The Tribunal analyzed the provisions of the DTA agreement between Japan and India, specifically Article V(2), which did not contain any condition that the relief is dependent on the Japanese company suffering a total loss worldwide. The Commissioner of Income-tax (Appeals) emphasized that the crucial condition for granting relief is that the Japanese company should have been assessed to tax in India for its operations in India, resulting in some tax payable by the assessee-company. This interpretation was in line with section 90(2) of the Income-tax Act, which aims to provide more beneficial provisions to the assessee. The Tribunal also referred to its previous orders and a judgment of the jurisdictional High Court, which supported the assessee's entitlement to the DTA relief under the shipping agreement with Japan.

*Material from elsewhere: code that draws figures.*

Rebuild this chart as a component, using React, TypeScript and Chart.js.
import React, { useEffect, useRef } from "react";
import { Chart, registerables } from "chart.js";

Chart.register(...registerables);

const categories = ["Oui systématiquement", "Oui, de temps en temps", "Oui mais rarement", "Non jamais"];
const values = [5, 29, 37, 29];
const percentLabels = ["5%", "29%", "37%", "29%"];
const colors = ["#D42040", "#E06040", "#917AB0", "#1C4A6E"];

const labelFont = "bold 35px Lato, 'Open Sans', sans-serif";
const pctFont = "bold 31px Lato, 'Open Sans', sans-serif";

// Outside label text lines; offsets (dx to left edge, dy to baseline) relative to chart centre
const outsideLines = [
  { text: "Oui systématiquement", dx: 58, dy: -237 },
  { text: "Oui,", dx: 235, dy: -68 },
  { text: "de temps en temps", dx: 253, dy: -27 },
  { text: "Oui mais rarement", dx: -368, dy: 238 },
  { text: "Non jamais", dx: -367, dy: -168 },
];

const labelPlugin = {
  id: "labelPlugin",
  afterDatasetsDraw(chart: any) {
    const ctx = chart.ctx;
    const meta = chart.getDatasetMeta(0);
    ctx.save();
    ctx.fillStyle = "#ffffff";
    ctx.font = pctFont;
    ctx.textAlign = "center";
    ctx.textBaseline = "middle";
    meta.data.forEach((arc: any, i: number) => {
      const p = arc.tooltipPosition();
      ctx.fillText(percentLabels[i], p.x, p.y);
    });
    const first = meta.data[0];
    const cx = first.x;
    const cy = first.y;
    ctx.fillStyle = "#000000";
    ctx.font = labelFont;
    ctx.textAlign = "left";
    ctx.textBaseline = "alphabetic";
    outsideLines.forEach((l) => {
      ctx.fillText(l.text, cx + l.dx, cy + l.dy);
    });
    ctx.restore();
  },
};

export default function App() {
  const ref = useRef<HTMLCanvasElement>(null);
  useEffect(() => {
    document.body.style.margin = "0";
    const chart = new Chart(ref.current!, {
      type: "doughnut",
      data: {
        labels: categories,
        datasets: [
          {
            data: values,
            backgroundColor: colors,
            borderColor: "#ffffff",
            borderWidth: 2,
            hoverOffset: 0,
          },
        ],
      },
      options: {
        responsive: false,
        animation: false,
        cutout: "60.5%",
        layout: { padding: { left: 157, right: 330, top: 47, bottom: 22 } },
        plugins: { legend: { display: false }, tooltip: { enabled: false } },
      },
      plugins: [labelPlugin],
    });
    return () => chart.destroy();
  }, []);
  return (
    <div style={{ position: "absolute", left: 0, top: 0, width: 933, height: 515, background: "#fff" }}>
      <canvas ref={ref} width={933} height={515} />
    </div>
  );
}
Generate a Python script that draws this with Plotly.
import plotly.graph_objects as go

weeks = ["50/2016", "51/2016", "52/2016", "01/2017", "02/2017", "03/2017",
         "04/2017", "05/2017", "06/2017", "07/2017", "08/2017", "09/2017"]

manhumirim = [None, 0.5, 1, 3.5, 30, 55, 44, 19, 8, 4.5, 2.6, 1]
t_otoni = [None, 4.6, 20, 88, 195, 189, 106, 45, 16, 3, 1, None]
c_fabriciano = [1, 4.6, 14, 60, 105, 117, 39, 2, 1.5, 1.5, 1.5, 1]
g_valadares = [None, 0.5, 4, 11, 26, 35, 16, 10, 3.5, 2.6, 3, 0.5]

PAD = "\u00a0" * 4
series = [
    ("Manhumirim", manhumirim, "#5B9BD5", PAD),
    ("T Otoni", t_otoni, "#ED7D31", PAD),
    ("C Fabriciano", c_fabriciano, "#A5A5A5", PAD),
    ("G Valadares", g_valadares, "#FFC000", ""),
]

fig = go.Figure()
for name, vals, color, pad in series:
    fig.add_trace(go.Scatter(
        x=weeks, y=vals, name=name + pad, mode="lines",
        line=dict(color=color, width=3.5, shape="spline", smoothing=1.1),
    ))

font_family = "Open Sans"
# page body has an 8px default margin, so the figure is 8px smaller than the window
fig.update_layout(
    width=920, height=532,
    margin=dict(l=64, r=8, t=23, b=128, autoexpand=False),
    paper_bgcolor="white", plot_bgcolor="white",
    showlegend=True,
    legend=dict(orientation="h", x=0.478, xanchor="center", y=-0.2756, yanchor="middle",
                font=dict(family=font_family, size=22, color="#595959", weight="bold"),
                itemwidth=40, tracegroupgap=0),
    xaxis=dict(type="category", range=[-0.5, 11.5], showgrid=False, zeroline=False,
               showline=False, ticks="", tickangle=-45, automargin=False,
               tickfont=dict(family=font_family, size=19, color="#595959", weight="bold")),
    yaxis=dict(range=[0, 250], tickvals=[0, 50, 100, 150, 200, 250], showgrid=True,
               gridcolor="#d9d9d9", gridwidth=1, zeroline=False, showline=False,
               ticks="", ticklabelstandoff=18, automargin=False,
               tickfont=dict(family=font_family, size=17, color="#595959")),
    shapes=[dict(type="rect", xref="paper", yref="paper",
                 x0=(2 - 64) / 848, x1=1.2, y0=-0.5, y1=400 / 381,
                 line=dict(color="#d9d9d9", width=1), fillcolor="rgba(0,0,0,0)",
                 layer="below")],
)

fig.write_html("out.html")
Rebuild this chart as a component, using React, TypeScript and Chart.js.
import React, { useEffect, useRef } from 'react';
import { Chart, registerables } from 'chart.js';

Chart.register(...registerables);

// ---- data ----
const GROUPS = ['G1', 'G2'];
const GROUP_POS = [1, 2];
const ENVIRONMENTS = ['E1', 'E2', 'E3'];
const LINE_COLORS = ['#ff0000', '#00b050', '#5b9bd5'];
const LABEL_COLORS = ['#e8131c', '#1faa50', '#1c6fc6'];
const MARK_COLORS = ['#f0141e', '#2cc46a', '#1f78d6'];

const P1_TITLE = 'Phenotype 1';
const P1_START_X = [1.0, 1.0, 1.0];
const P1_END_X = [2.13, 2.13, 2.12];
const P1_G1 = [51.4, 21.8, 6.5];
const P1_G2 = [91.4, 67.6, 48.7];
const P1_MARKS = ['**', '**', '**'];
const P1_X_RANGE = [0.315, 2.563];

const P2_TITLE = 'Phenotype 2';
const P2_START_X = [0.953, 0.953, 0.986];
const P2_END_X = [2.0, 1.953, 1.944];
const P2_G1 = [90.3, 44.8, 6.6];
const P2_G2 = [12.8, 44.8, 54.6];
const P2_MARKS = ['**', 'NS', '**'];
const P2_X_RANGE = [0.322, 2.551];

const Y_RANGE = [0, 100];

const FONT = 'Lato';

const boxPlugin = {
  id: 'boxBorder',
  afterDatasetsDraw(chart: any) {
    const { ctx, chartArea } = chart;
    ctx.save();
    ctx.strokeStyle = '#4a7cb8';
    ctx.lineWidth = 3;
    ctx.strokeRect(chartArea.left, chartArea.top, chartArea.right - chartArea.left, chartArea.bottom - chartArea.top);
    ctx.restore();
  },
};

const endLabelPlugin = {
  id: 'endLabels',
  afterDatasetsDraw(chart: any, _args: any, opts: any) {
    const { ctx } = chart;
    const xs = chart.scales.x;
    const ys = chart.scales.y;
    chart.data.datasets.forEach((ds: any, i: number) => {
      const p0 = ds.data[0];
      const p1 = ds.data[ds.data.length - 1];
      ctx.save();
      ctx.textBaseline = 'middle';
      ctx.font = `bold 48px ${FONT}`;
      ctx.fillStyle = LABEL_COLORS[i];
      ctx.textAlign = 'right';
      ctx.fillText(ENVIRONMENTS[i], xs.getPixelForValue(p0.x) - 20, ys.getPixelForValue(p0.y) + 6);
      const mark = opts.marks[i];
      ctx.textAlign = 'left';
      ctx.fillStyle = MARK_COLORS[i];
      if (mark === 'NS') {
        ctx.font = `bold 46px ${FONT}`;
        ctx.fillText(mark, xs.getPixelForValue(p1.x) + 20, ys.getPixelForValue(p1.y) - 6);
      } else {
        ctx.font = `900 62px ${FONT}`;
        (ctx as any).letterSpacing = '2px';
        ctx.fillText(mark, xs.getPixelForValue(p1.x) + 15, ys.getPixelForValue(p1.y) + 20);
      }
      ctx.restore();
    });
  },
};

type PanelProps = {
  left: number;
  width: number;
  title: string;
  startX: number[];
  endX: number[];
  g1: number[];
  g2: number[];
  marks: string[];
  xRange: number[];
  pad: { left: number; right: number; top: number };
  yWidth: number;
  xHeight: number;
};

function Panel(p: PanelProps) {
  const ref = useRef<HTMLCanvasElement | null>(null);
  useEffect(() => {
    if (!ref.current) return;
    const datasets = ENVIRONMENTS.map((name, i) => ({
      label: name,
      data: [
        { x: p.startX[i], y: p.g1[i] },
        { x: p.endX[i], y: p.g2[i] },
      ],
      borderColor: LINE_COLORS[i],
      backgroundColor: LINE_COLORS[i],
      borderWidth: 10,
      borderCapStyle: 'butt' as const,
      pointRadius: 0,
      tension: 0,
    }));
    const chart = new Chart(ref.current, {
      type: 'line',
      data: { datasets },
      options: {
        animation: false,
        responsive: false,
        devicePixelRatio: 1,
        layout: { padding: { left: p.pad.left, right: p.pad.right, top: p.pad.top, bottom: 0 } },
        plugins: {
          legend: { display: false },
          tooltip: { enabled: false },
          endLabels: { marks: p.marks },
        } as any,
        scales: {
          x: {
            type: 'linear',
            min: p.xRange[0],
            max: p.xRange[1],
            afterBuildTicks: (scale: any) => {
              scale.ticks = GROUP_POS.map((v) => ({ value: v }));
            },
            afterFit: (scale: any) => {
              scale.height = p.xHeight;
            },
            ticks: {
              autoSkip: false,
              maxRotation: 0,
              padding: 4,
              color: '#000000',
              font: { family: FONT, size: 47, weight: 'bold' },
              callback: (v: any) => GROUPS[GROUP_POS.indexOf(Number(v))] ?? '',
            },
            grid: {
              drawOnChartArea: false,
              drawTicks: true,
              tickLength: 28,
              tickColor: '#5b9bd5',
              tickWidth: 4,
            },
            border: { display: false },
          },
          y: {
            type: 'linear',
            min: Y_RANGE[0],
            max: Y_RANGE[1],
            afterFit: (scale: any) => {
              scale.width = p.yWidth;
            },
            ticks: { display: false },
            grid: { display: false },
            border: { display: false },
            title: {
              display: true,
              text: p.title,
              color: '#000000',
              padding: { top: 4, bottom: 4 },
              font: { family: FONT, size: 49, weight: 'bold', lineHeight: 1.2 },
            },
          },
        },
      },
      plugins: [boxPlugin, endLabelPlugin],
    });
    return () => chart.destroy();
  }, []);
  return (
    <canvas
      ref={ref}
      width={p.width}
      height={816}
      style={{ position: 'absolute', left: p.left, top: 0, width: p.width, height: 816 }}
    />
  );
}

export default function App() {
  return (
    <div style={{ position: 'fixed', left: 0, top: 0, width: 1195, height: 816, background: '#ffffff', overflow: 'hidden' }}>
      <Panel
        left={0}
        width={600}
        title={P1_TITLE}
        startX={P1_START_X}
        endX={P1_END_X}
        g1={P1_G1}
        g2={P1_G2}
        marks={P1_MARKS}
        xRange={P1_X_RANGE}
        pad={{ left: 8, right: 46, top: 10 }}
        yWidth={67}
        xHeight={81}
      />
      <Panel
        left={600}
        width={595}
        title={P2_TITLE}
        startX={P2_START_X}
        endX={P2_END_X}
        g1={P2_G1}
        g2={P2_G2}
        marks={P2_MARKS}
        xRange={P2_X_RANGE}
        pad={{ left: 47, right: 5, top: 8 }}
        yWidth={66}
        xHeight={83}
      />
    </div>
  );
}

The Tribunal further clarified that the occurrence of losses in Japan or on a global scale is irrelevant when determining the eligibility for DTA relief under the agreement. The essential conditions were that the profit should be derived from the operation of ships between India and Japan and that the ships should operate between the two countries, not predominantly in only one. Based on the interpretation of the DTA agreement, previous tribunal orders, and the High Court judgment, the Tribunal upheld the Commissioner of Income-tax (Appeals) direction for the Assessing Officer to allow the DTA relief at the appropriate rate to the assessee-company. Consequently, the appeal filed by the Department was dismissed, affirming the decision in favor of the assessee.